------ Information given ------

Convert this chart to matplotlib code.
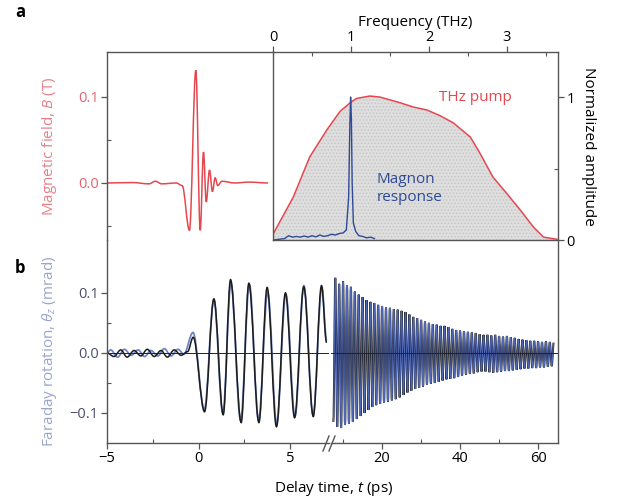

------
------ Information given ------

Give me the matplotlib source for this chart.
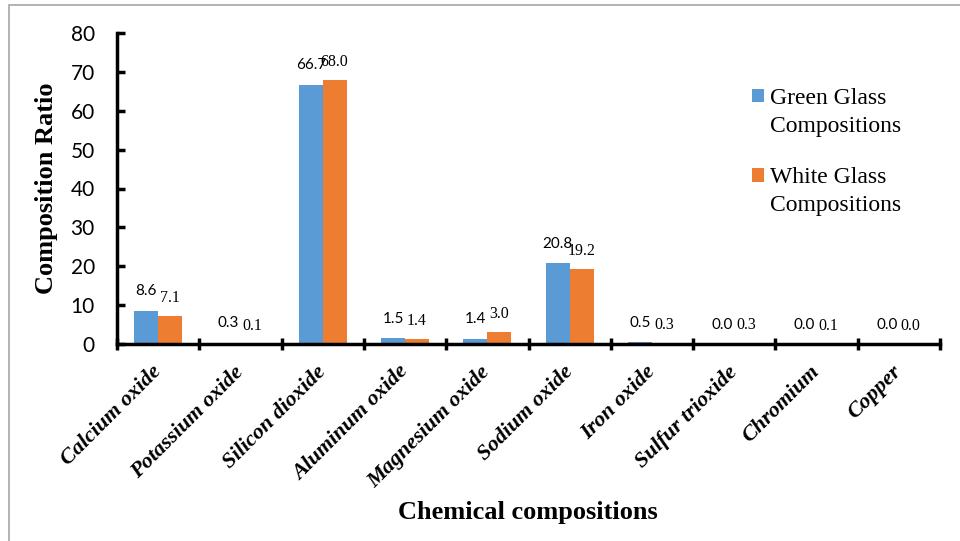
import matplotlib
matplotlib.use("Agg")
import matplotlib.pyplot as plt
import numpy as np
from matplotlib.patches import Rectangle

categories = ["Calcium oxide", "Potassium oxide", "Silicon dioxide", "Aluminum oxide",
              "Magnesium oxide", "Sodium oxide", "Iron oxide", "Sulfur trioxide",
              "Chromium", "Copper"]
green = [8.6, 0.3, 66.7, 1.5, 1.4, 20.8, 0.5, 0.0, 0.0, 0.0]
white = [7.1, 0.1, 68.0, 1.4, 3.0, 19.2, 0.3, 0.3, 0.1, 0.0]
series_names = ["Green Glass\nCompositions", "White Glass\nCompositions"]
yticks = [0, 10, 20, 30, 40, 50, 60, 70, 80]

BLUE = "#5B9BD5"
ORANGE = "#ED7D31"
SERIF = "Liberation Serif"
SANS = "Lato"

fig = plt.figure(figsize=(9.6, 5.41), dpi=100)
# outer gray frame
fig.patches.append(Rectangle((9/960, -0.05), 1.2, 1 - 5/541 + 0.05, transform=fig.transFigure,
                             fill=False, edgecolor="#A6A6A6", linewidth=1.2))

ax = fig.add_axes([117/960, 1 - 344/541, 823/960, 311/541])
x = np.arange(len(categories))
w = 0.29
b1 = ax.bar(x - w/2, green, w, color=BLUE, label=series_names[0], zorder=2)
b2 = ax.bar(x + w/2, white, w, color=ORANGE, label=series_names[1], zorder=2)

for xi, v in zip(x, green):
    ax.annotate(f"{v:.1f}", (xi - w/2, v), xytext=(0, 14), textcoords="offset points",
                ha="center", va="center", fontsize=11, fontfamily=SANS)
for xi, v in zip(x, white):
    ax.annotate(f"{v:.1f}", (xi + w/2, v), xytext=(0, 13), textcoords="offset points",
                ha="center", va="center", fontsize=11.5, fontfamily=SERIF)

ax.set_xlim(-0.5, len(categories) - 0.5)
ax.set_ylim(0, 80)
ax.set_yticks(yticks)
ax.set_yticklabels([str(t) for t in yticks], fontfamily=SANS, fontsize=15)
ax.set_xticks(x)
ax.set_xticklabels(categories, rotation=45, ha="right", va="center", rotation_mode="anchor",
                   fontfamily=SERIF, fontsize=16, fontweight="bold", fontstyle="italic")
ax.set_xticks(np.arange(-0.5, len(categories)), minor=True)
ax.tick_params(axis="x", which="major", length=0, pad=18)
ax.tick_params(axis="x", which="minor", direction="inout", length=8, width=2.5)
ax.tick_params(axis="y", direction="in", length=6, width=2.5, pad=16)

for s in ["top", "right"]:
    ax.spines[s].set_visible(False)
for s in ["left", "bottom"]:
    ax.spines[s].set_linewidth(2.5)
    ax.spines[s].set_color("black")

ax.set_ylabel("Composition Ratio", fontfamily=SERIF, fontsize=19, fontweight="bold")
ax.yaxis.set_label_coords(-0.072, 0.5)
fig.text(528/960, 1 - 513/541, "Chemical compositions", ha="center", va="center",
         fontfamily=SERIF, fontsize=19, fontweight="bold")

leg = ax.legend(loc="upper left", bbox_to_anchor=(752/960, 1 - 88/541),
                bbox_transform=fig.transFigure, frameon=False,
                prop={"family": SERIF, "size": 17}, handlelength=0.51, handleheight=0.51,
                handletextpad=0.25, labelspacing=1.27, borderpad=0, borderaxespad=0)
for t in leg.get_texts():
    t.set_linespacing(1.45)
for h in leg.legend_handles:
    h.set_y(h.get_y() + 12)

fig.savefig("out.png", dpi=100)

------
------ Information given ------

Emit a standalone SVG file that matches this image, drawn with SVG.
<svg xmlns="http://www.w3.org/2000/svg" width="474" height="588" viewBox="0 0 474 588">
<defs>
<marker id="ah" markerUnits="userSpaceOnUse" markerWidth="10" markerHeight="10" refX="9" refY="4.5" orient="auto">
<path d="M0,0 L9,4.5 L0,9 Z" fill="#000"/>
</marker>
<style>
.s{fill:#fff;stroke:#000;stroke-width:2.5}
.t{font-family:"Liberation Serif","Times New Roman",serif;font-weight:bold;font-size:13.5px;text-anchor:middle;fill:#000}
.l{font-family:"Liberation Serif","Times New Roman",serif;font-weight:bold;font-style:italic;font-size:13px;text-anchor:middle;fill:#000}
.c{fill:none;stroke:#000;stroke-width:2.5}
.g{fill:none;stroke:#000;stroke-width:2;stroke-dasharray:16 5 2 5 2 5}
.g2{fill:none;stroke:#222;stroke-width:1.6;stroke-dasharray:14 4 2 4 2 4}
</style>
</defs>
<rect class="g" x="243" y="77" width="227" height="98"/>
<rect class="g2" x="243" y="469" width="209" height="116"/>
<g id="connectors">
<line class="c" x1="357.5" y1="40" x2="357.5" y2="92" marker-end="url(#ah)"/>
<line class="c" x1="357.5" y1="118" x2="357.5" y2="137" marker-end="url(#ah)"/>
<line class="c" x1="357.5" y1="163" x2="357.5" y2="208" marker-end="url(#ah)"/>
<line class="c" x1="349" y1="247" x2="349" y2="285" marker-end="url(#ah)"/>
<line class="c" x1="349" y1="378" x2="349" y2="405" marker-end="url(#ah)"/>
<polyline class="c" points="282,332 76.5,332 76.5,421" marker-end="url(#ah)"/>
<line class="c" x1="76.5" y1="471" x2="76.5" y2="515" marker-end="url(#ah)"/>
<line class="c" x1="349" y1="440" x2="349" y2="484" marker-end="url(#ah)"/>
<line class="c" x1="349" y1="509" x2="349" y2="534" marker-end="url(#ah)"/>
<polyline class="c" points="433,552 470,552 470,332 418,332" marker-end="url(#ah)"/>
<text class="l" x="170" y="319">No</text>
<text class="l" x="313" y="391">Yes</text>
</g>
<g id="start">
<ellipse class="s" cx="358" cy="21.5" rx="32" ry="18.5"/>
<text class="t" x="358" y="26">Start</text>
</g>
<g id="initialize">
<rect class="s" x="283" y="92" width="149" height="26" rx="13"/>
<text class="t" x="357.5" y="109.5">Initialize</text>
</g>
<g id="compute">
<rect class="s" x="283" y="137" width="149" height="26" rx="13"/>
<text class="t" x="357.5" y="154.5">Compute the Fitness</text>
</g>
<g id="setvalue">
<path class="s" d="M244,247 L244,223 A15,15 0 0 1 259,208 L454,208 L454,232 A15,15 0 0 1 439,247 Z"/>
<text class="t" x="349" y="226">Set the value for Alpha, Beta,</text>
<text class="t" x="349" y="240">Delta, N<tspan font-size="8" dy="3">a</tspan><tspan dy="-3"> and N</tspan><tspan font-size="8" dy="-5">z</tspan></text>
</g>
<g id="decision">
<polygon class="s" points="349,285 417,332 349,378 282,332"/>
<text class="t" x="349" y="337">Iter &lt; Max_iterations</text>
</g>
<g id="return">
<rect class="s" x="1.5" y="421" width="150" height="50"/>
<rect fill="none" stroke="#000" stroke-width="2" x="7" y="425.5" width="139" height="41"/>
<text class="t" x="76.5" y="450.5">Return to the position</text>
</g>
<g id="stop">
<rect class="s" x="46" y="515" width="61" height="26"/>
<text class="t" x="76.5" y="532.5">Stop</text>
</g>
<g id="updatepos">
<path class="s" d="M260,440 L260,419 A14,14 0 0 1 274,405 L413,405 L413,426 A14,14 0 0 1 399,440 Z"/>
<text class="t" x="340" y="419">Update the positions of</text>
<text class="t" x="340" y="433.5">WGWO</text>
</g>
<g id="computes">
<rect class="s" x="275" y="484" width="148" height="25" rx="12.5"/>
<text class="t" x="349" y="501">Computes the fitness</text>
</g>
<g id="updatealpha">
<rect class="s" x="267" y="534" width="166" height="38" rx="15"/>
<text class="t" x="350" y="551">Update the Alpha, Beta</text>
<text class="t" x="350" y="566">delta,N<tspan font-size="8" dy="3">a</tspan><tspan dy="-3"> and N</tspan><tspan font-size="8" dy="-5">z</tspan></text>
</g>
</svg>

------

### Set problem
List the lines of the material in which the word "this" occurs.

### Response
Convert this chart to matplotlib code.
Give me the matplotlib source for this chart.
Emit a standalone SVG file that matches this image, drawn with SVG.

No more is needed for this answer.